I was on the hunt for a new set of photography this morning when I came across a small series on Natsumi Akatsuka’s photo journal. I’ve been a subscriber to Natsumi’s website for a fair few years now and it’s great to see her return to Japan and visit different places, in a lot of ways I’m very envious. This particular series is titled Mashiko, named after the town where she’s currently staying in Japan, and I picked out one that seemed most appropriate for our site and content. Saying that, you do really need to head that way to see other lifestyle shots and different glimpses of Natsumi’s world, she’s got a great eye.
These photos in-particular are of a pottery studio/workshop that Natsumi and her father visited in Mashiko (Tochigi).

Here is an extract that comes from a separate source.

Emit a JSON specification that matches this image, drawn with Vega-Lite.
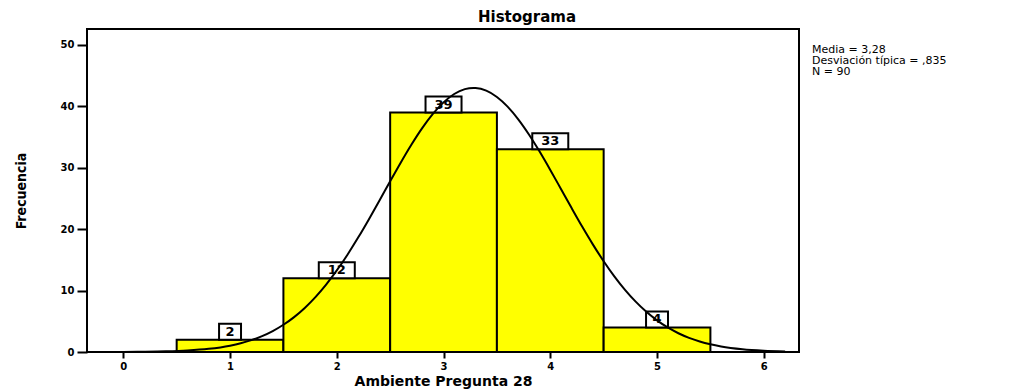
{
  "$schema": "https://vega.github.io/schema/vega-lite/v6.json",
  "autosize": {"type": "none"},
  "width": 712,
  "height": 323,
  "padding": {"left": 87, "top": 29, "right": 217, "bottom": 38},
  "background": "white",
  "config": {
    "view": {"stroke": "black", "strokeWidth": 2},
    "axis": {"grid": false, "domain": false, "tickColor": "black", "tickWidth": 2, "labelColor": "black", "labelFont": "DejaVu Sans", "labelFontWeight": "bold", "labelFontSize": 10, "titleColor": "black"}
  },
  "title": {"text": "Histograma", "font": "DejaVu Sans", "fontSize": 15, "fontWeight": "bold", "color": "black", "anchor": "middle", "dx": 84, "offset": 4},
  "datasets": {
    "bins": [
      {"lo": 0.5, "hi": 1.5, "mid": 1, "count": 2},
      {"lo": 1.5, "hi": 2.5, "mid": 2, "count": 12},
      {"lo": 2.5, "hi": 3.5, "mid": 3, "count": 39},
      {"lo": 3.5, "hi": 4.5, "mid": 4, "count": 33},
      {"lo": 4.5, "hi": 5.5, "mid": 5, "count": 4}
    ],
    "curve": [
      {"x": 0.0, "f": 0.019}, {"x": 0.2, "f": 0.048}, {"x": 0.4, "f": 0.112}, {"x": 0.6, "f": 0.249},
      {"x": 0.8, "f": 0.522}, {"x": 1.0, "f": 1.034}, {"x": 1.1, "f": 1.423}, {"x": 1.2, "f": 1.932},
      {"x": 1.3, "f": 2.585}, {"x": 1.4, "f": 3.409}, {"x": 1.5, "f": 4.432}, {"x": 1.6, "f": 5.681},
      {"x": 1.7, "f": 7.178}, {"x": 1.8, "f": 8.939}, {"x": 1.9, "f": 10.974}, {"x": 2.0, "f": 13.28},
      {"x": 2.1, "f": 15.842}, {"x": 2.2, "f": 18.63}, {"x": 2.3, "f": 21.596}, {"x": 2.4, "f": 24.676},
      {"x": 2.5, "f": 27.797}, {"x": 2.6, "f": 30.864}, {"x": 2.7, "f": 33.783}, {"x": 2.8, "f": 36.451},
      {"x": 2.9, "f": 38.77}, {"x": 3.0, "f": 40.649}, {"x": 3.1, "f": 42.012}, {"x": 3.2, "f": 42.803},
      {"x": 3.28, "f": 43.0}, {"x": 3.3, "f": 42.988}, {"x": 3.4, "f": 42.558}, {"x": 3.5, "f": 41.533},
      {"x": 3.6, "f": 39.956}, {"x": 3.7, "f": 37.891}, {"x": 3.8, "f": 35.42}, {"x": 3.9, "f": 32.639},
      {"x": 4.0, "f": 29.649}, {"x": 4.1, "f": 26.55}, {"x": 4.2, "f": 23.436}, {"x": 4.3, "f": 20.391},
      {"x": 4.4, "f": 17.49}, {"x": 4.5, "f": 14.788}, {"x": 4.6, "f": 12.325}, {"x": 4.7, "f": 10.126},
      {"x": 4.8, "f": 8.201}, {"x": 4.9, "f": 6.548}, {"x": 5.0, "f": 5.153}, {"x": 5.1, "f": 3.997},
      {"x": 5.2, "f": 3.057}, {"x": 5.3, "f": 2.305}, {"x": 5.4, "f": 1.713}, {"x": 5.5, "f": 1.255},
      {"x": 5.6, "f": 0.906}, {"x": 5.8, "f": 0.453}, {"x": 6.0, "f": 0.214}, {"x": 6.2, "f": 0.095}
    ],
    "stats": [
      {"stat": "Media = 3,28"},
      {"stat": "Desviación típica = ,835"},
      {"stat": "N = 90"}
    ]
  },
  "layer": [
    {
      "data": {"name": "bins"},
      "mark": {"type": "bar", "fill": "#FFFF00", "stroke": "black", "strokeWidth": 2},
      "encoding": {
        "x": {"field": "lo", "type": "quantitative", "scale": {"domain": [-0.34, 6.33], "nice": false, "zero": false},
              "axis": {"values": [0, 1, 2, 3, 4, 5, 6], "format": "d", "tickSize": 6, "labelPadding": 3, "title": "Ambiente Pregunta 28", "titleFont": "DejaVu Sans", "titleFontSize": 14, "titleFontWeight": "bold", "titlePadding": 3}},
        "x2": {"field": "hi"},
        "y": {"field": "count", "type": "quantitative", "scale": {"domain": [0, 52.6], "nice": false},
              "axis": {"values": [0, 10, 20, 30, 40, 50], "tickSize": 10, "labelPadding": 3, "title": "Frecuencia", "titleFont": "DejaVu Sans Condensed", "titleFontSize": 14, "titleFontWeight": "bold", "titlePadding": 32}},
        "y2": {"datum": 0}
      }
    },
    {
      "data": {"name": "bins"},
      "transform": [{"filter": "datum.count < 10"}],
      "mark": {"type": "point", "shape": "M-0.61,-0.89L0.61,-0.89L0.61,0L-0.61,0Z", "size": 1296, "filled": true, "fill": "white", "stroke": "black", "strokeWidth": 2, "opacity": 1},
      "encoding": {
        "x": {"field": "mid", "type": "quantitative", "scale": {"domain": [-0.34, 6.33], "nice": false, "zero": false}, "title": "Ambiente Pregunta 28"},
        "y": {"field": "count", "type": "quantitative", "scale": {"domain": [0, 52.6], "nice": false}, "title": "Frecuencia"}
      }
    },
    {
      "data": {"name": "bins"},
      "transform": [{"filter": "datum.count >= 10"}],
      "mark": {"type": "point", "shape": "M-1,-0.89L1,-0.89L1,0L-1,0Z", "size": 1296, "filled": true, "fill": "white", "stroke": "black", "strokeWidth": 2, "opacity": 1},
      "encoding": {
        "x": {"field": "mid", "type": "quantitative", "scale": {"domain": [-0.34, 6.33], "nice": false, "zero": false}, "title": "Ambiente Pregunta 28"},
        "y": {"field": "count", "type": "quantitative", "scale": {"domain": [0, 52.6], "nice": false}, "title": "Frecuencia"}
      }
    },
    {
      "data": {"name": "bins"},
      "mark": {"type": "text", "dy": -8, "baseline": "middle", "align": "center", "font": "DejaVu Sans", "fontWeight": "bold", "fontSize": 13, "color": "black"},
      "encoding": {
        "x": {"field": "mid", "type": "quantitative", "scale": {"domain": [-0.34, 6.33], "nice": false, "zero": false}, "title": "Ambiente Pregunta 28"},
        "y": {"field": "count", "type": "quantitative", "scale": {"domain": [0, 52.6], "nice": false}, "title": "Frecuencia"},
        "text": {"field": "count", "type": "quantitative"}
      }
    },
    {
      "data": {"name": "curve"},
      "mark": {"type": "line", "color": "black", "strokeWidth": 2, "interpolate": "monotone"},
      "encoding": {
        "x": {"field": "x", "type": "quantitative", "scale": {"domain": [-0.34, 6.33], "nice": false, "zero": false}, "title": "Ambiente Pregunta 28"},
        "y": {"field": "f", "type": "quantitative", "scale": {"domain": [0, 52.6], "nice": false}, "title": "Frecuencia"}
      }
    },
    {
      "data": {"name": "stats"},
      "mark": {"type": "point", "opacity": 0},
      "encoding": {
        "color": {"field": "stat", "type": "nominal",
                  "scale": {"domain": ["Media = 3,28", "Desviación típica = ,835", "N = 90"], "range": ["black", "black", "black"]},
                  "legend": {"orient": "right", "offset": 2, "padding": 0, "title": " ", "titleFontSize": 11, "titlePadding": 4,
                             "symbolSize": 0, "symbolOpacity": 0, "symbolStrokeWidth": 0, "labelOffset": 0,
                             "labelFont": "DejaVu Sans", "labelFontSize": 11, "labelColor": "black", "rowPadding": -2, "labelLimit": 300}}
      }
    }
  ]
}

After reading through the paragraphs that she attached to her post a few thoughts instantly sprung to mind, relating to crafts and functional items. Mainly the mentality that a lot of the Japanese seem to have. For example her father has a set of small tea cups which he always returns to, they’re white, simple, smooth and delicate. Every single night he chooses a small white tea cup and serves his green tea, basically a ritual. Although we do this in the West I feel like we don’t take these day to day items seriously and we often shun the small details which make life that much easier or more special.

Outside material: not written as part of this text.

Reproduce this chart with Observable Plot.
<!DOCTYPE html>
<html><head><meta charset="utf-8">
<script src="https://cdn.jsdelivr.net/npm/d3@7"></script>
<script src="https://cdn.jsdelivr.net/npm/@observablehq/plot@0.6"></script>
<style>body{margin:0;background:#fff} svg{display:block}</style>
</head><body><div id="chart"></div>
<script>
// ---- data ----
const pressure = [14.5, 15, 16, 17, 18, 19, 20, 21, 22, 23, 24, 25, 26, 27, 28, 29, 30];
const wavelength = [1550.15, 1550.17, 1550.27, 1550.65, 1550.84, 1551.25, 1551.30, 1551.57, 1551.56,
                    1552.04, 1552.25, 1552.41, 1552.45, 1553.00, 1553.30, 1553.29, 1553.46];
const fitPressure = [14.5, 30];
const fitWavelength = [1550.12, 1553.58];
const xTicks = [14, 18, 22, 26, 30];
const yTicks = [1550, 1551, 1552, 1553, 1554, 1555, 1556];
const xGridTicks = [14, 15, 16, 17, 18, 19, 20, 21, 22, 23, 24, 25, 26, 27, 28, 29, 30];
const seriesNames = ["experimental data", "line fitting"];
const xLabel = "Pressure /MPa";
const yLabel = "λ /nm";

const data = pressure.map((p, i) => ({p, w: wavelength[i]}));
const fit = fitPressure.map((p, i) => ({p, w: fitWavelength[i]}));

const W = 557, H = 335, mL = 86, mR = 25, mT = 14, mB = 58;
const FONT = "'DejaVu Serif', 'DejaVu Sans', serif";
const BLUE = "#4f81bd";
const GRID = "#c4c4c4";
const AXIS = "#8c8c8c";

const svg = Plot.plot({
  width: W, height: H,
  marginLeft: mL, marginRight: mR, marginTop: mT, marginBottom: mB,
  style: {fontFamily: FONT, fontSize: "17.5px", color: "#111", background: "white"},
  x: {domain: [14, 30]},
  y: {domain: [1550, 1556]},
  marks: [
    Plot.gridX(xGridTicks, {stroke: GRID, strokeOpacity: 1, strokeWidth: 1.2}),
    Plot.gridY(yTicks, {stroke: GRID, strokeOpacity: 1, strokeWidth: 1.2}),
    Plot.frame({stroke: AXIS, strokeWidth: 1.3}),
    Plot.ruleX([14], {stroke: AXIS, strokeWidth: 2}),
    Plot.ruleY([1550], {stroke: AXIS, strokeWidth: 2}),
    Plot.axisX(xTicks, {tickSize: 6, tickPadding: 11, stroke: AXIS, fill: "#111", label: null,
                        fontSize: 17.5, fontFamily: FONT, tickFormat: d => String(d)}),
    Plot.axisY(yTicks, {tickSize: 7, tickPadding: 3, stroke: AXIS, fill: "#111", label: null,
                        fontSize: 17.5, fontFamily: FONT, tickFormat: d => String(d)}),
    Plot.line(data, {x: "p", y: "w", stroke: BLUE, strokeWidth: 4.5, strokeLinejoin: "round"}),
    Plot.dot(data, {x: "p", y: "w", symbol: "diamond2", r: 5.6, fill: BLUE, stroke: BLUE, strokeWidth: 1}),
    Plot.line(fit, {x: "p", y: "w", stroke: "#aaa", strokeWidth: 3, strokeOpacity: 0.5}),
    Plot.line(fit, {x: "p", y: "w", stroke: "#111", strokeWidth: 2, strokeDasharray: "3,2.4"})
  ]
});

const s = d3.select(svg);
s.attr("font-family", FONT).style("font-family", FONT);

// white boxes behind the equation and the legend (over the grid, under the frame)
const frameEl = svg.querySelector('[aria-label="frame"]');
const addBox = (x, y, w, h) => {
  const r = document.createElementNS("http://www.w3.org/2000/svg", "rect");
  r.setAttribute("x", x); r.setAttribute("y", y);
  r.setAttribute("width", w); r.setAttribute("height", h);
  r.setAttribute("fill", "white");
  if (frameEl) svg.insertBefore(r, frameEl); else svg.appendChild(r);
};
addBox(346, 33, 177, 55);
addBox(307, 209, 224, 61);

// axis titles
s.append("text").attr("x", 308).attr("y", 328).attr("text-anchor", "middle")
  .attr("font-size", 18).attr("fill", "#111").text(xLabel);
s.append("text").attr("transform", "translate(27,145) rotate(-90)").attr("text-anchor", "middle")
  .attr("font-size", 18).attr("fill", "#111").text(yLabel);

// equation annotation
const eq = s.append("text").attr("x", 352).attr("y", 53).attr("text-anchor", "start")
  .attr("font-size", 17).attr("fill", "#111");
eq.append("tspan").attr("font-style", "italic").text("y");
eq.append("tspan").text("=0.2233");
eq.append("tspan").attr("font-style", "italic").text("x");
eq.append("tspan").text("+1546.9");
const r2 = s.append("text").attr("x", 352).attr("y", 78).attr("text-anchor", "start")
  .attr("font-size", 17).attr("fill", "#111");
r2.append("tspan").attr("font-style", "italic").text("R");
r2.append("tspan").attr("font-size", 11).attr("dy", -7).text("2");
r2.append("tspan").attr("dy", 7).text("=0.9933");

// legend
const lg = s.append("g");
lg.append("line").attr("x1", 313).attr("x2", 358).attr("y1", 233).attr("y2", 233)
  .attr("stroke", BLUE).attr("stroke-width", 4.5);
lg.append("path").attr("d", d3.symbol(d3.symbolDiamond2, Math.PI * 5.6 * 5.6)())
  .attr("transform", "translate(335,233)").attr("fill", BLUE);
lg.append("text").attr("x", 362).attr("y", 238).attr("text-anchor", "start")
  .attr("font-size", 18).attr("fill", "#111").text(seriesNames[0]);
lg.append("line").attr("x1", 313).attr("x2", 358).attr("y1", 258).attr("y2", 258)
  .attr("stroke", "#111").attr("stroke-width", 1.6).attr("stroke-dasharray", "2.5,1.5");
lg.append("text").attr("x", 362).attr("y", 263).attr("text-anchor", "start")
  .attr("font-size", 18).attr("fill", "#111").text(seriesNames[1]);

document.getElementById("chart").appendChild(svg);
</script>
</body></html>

Instead of purchasing these pieces without a thought and forgetting about their importance, Natsumi’s dad was willing to go and visit the man who makes these to get an idea of the work he went through to produce it. I also like the fact that he feels some attachment to the craftsman through these tea cups, as if he knows him or that he’s a good acquaintance. I think it brings a whole new context and meaning to the objects we use around the home when you can attach a face to them. As you can imagine this is something we’re trying to intertwine in our own shop, focusing on the people who make these functional items and hopefully bringing the ideology to this part of the world in a more prominent nature. Leading a simple life and respecting beautiful well-made objects that are useful.